• [What to work on]
Omit the pictures and print exactly the lines of the listing below, starting at the first and ending at the line containing "-1.186, -1.273, -1.331, -2.084];".

• [Information shown]
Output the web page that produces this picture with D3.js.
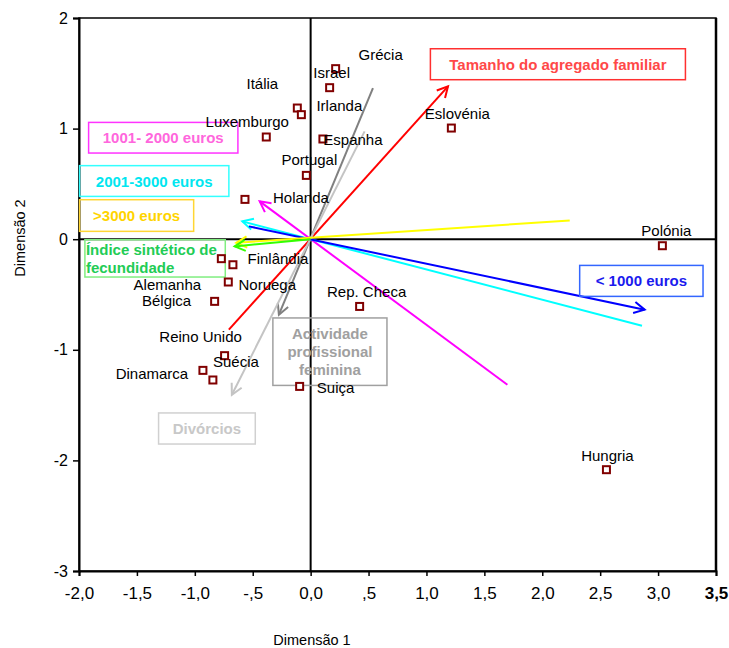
<!DOCTYPE html>
<html><head><meta charset="utf-8">
<script src="https://cdn.jsdelivr.net/npm/d3@7"></script>
<style>body{margin:0;background:#fff}</style>
</head><body>
<svg id="chart" width="729" height="648"></svg>
<script>
// ---------- DATA ----------
const xTickValues = [-2, -1.5, -1, -0.5, 0, 0.5, 1, 1.5, 2, 2.5, 3, 3.5];
const xTickLabels = ["-2,0", "-1,5", "-1,0", "-,5", "0,0", ",5", "1,0", "1,5", "2,0", "2,5", "3,0", "3,5"];
const yTickValues = [-3, -2, -1, 0, 1, 2];
const yTickLabels = ["-3", "-2", "-1", "0", "1", "2"];

const countries = ["Grécia", "Israel", "Itália", "Irlanda", "Luxemburgo", "Espanha", "Portugal", "Holanda",
  "Eslovénia", "Polónia", "Alemanha", "Finlândia", "Noruega", "Bélgica", "Rep. Checa", "Reino Unido",
  "Dinamarca", "Suécia", "Suiça", "Hungria"];
const dim1 = [0.216, 0.164, -0.115, -0.080, -0.383, 0.106, -0.037, -0.567,
  1.215, 3.037, -0.771, -0.671, -0.711, -0.829, 0.423, -0.743,
  -0.930, -0.844, -0.095, 2.554];
const dim2 = [1.542, 1.370, 1.186, 1.126, 0.924, 0.906, 0.577, 0.360,
  1.005, -0.059, -0.176, -0.231, -0.387, -0.562, -0.608, -1.053,
  -1.186, -1.273, -1.331, -2.084];

const vectorNames = ["Tamanho do agregado familiar", "Actividade profissional feminina", "Divórcios",
  "1001- 2000 euros", "2001-3000 euros", "< 1000 euros", ">3000 euros", "Índice sintético de fecundidade"];
const vecX1 = [-0.706, 0.538, 0.466, 1.699, 2.861, -0.533, 2.237, 0.000];
const vecY1 = [-0.818, 1.367, 0.975, -1.316, -0.782, 0.116, 0.170, 0.000];
const vecX2 = [1.186, -0.274, -0.680, -0.440, -0.590, 2.884, -0.642, -0.656];
const vecY2 = [1.382, -0.683, -1.406, 0.342, 0.161, -0.637, -0.032, -0.065];

// ---------- LAYOUT / STYLE ----------
const W = 729, H = 648;
const x = d3.scaleLinear().domain([-2, 3.5]).range([79, 716]);
const y = d3.scaleLinear().domain([-3, 2]).range([571, 18]);

const vecColors = ["#ff0000", "#808080", "#c4c4c4", "#ff00ff", "#00ffff", "#0000ff", "#ffff00", "#33ff00"];

// label offsets (px) from marker centre: [dx, dy baseline]
const labelOffsets = [[45, -9], [2, -10], [-35, -19], [38, -4], [-19, -10], [30, 6], [3, -10], [56, 4],
  [6, -9], [4, -10], [-54, 31], [45, -1], [39, 8], [-48, 5], [7, -9], [-24, -14],
  [-51, 9], [23, -13], [36, 7], [1, -9]];

// annotation boxes, in data coordinates [x0, y0(top), x1, y1(bottom)]
const boxes = [
  {lines: ["Tamanho do agregado familiar"], b: [1.034, 1.722, 3.236, 1.442], stroke: "#ff3030", fill: "#ff4848", align: "middle"},
  {lines: ["Actividade", "profissional", "feminina"], b: [-0.326, -0.712, 0.659, -1.322], stroke: "#a0a0a0", fill: "#a0a0a0", align: "middle", lh: 18},
  {lines: ["Divórcios"], b: [-1.313, -1.571, -0.478, -1.852], stroke: "#d0d0d0", fill: "#c8c8c8", align: "middle"},
  {lines: ["1001- 2000 euros"], b: [-1.917, 1.056, -0.628, 0.779], stroke: "#ff33ff", fill: "#ff66dd", align: "middle"},
  {lines: ["2001-3000 euros"], b: [-1.995, 0.665, -0.706, 0.387], stroke: "#33ffff", fill: "#00e6f0", align: "middle"},
  {lines: ["< 1000 euros"], b: [2.323, -0.237, 3.388, -0.517], stroke: "#3366ff", fill: "#1a1aee", align: "middle"},
  {lines: [">3000 euros"], b: [-1.995, 0.357, -1.010, 0.071], stroke: "#ffd633", fill: "#ffd400", align: "middle"},
  {lines: ["Índice sintético de", "fecundidade"], b: [-1.949, -0.005, -0.737, -0.342], stroke: "#80ee80", fill: "#22cc55", align: "start", lh: 17.5}
];

const svg = d3.select("#chart");
svg.append("rect").attr("width", W).attr("height", H).attr("fill", "#fff");

// frame
const [X0, X1] = x.range();
const [Y1, Y0] = y.range();
svg.append("rect").attr("x", X0).attr("y", Y0).attr("width", X1 - X0).attr("height", Y1 - Y0)
  .attr("fill", "none").attr("stroke", "#000").attr("stroke-width", 1.5);
svg.append("line").attr("x1", X1).attr("x2", X1).attr("y1", Y0).attr("y2", Y1).attr("stroke", "#000").attr("stroke-width", 2.5);

// crosshair at zero
svg.append("line").attr("x1", x(0)).attr("x2", x(0)).attr("y1", Y0).attr("y2", Y1).attr("stroke", "#000").attr("stroke-width", 2);
svg.append("line").attr("x1", X0).attr("x2", X1).attr("y1", y(0)).attr("y2", y(0)).attr("stroke", "#000").attr("stroke-width", 2);

// axes
const xAxis = d3.axisBottom(x).tickValues(xTickValues).tickSize(5).tickPadding(11)
  .tickFormat((d, i) => xTickLabels[i]);
const gx = svg.append("g").attr("transform", `translate(0,${Y1})`).call(xAxis);
gx.select(".domain").attr("stroke", "#000").attr("stroke-width", 2);
gx.selectAll(".tick line").attr("stroke", "#000").attr("stroke-width", 1.5);
gx.selectAll("text").attr("fill", "#000").style("font-family", "'Liberation Sans Narrow', 'Arial Narrow', sans-serif").style("font-size", "17px");
gx.selectAll(".tick").filter((d) => d === 3.5).select("text").style("font-weight", "bold");

const yAxis = d3.axisLeft(y).tickValues(yTickValues).tickSize(6).tickPadding(5)
  .tickFormat((d, i) => yTickLabels[i]);
const gy = svg.append("g").attr("transform", `translate(${X0},0)`).call(yAxis);
gy.select(".domain").attr("stroke", "#000").attr("stroke-width", 2);
gy.selectAll(".tick line").attr("stroke", "#000").attr("stroke-width", 1.5);
gy.selectAll("text").attr("fill", "#000").style("font-family", "'Liberation Sans', Arial, sans-serif").style("font-size", "16px");

// axis titles
svg.append("text").attr("x", 312).attr("y", 645).attr("text-anchor", "middle")
  .style("font-family", "'Liberation Sans', Arial, sans-serif").style("font-size", "14.5px").text("Dimensão 1");
svg.append("text").attr("transform", `translate(25,238) rotate(-90)`).attr("text-anchor", "middle")
  .style("font-family", "'Liberation Sans', Arial, sans-serif").style("font-size", "14.5px").text("Dimensão 2");

// vectors
const vecs = vectorNames.map((n, i) => ({n, x1: vecX1[i], y1: vecY1[i], x2: vecX2[i], y2: vecY2[i], c: vecColors[i]}));
const gv = svg.append("g");
vecs.forEach(v => {
  const px1 = x(v.x1), py1 = y(v.y1), px2 = x(v.x2), py2 = y(v.y2);
  gv.append("line").attr("x1", px1).attr("y1", py1).attr("x2", px2).attr("y2", py2)
    .attr("stroke", v.c).attr("stroke-width", 2);
  const ang = Math.atan2(py2 - py1, px2 - px1);
  const L = 12, a = Math.PI / 6.5;
  const p = `M${px2 - L * Math.cos(ang - a)},${py2 - L * Math.sin(ang - a)}L${px2},${py2}L${px2 - L * Math.cos(ang + a)},${py2 - L * Math.sin(ang + a)}`;
  gv.append("path").attr("d", p).attr("fill", "none").attr("stroke", v.c).attr("stroke-width", 2);
});

// boxes
boxes.forEach(bx => {
  const bx0 = x(bx.b[0]), by0 = y(bx.b[1]), bx1 = x(bx.b[2]), by1 = y(bx.b[3]);
  svg.append("rect").attr("x", bx0).attr("y", by0).attr("width", bx1 - bx0).attr("height", by1 - by0)
    .attr("fill", "none").attr("stroke", bx.stroke).attr("stroke-width", 1.5);
  const lh = bx.lh || 18;
  const n = bx.lines.length;
  const cy = (by0 + by1) / 2;
  bx.lines.forEach((t, i) => {
    svg.append("text")
      .attr("x", bx.align === "start" ? bx0 + 1 : (bx0 + bx1) / 2)
      .attr("y", cy + 5.5 + (i - (n - 1) / 2) * lh)
      .attr("text-anchor", bx.align)
      .attr("fill", bx.fill)
      .style("font-family", "'Liberation Sans', Arial, sans-serif")
      .style("font-size", "15px").style("font-weight", "bold")
      .text(t);
  });
});

// points
const pts = countries.map((c, i) => ({c, x: dim1[i], y: dim2[i], o: labelOffsets[i]}));
svg.append("g").selectAll("rect").data(pts).join("rect")
  .attr("x", d => x(d.x) - 3.5).attr("y", d => y(d.y) - 3.5).attr("width", 7).attr("height", 7)
  .attr("fill", "#fff").attr("stroke", "#800000").attr("stroke-width", 2);

svg.append("g").selectAll("text").data(pts).join("text")
  .attr("x", d => x(d.x) + d.o[0]).attr("y", d => y(d.y) + d.o[1])
  .attr("text-anchor", "middle")
  .style("font-family", "'Liberation Sans', Arial, sans-serif").style("font-size", "15px")
  .attr("fill", "#000")
  .text(d => d.c);
</script>
</body></html>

• [Answer to the problem]
Output the web page that produces this picture with D3.js.
<!DOCTYPE html>
<html><head><meta charset="utf-8">
<script src="https://cdn.jsdelivr.net/npm/d3@7"></script>
<style>body{margin:0;background:#fff}</style>
</head><body>
<svg id="chart" width="729" height="648"></svg>
<script>
// ---------- DATA ----------
const xTickValues = [-2, -1.5, -1, -0.5, 0, 0.5, 1, 1.5, 2, 2.5, 3, 3.5];
const xTickLabels = ["-2,0", "-1,5", "-1,0", "-,5", "0,0", ",5", "1,0", "1,5", "2,0", "2,5", "3,0", "3,5"];
const yTickValues = [-3, -2, -1, 0, 1, 2];
const yTickLabels = ["-3", "-2", "-1", "0", "1", "2"];

const countries = ["Grécia", "Israel", "Itália", "Irlanda", "Luxemburgo", "Espanha", "Portugal", "Holanda",
  "Eslovénia", "Polónia", "Alemanha", "Finlândia", "Noruega", "Bélgica", "Rep. Checa", "Reino Unido",
  "Dinamarca", "Suécia", "Suiça", "Hungria"];
const dim1 = [0.216, 0.164, -0.115, -0.080, -0.383, 0.106, -0.037, -0.567,
  1.215, 3.037, -0.771, -0.671, -0.711, -0.829, 0.423, -0.743,
  -0.930, -0.844, -0.095, 2.554];
const dim2 = [1.542, 1.370, 1.186, 1.126, 0.924, 0.906, 0.577, 0.360,
  1.005, -0.059, -0.176, -0.231, -0.387, -0.562, -0.608, -1.053,
  -1.186, -1.273, -1.331, -2.084];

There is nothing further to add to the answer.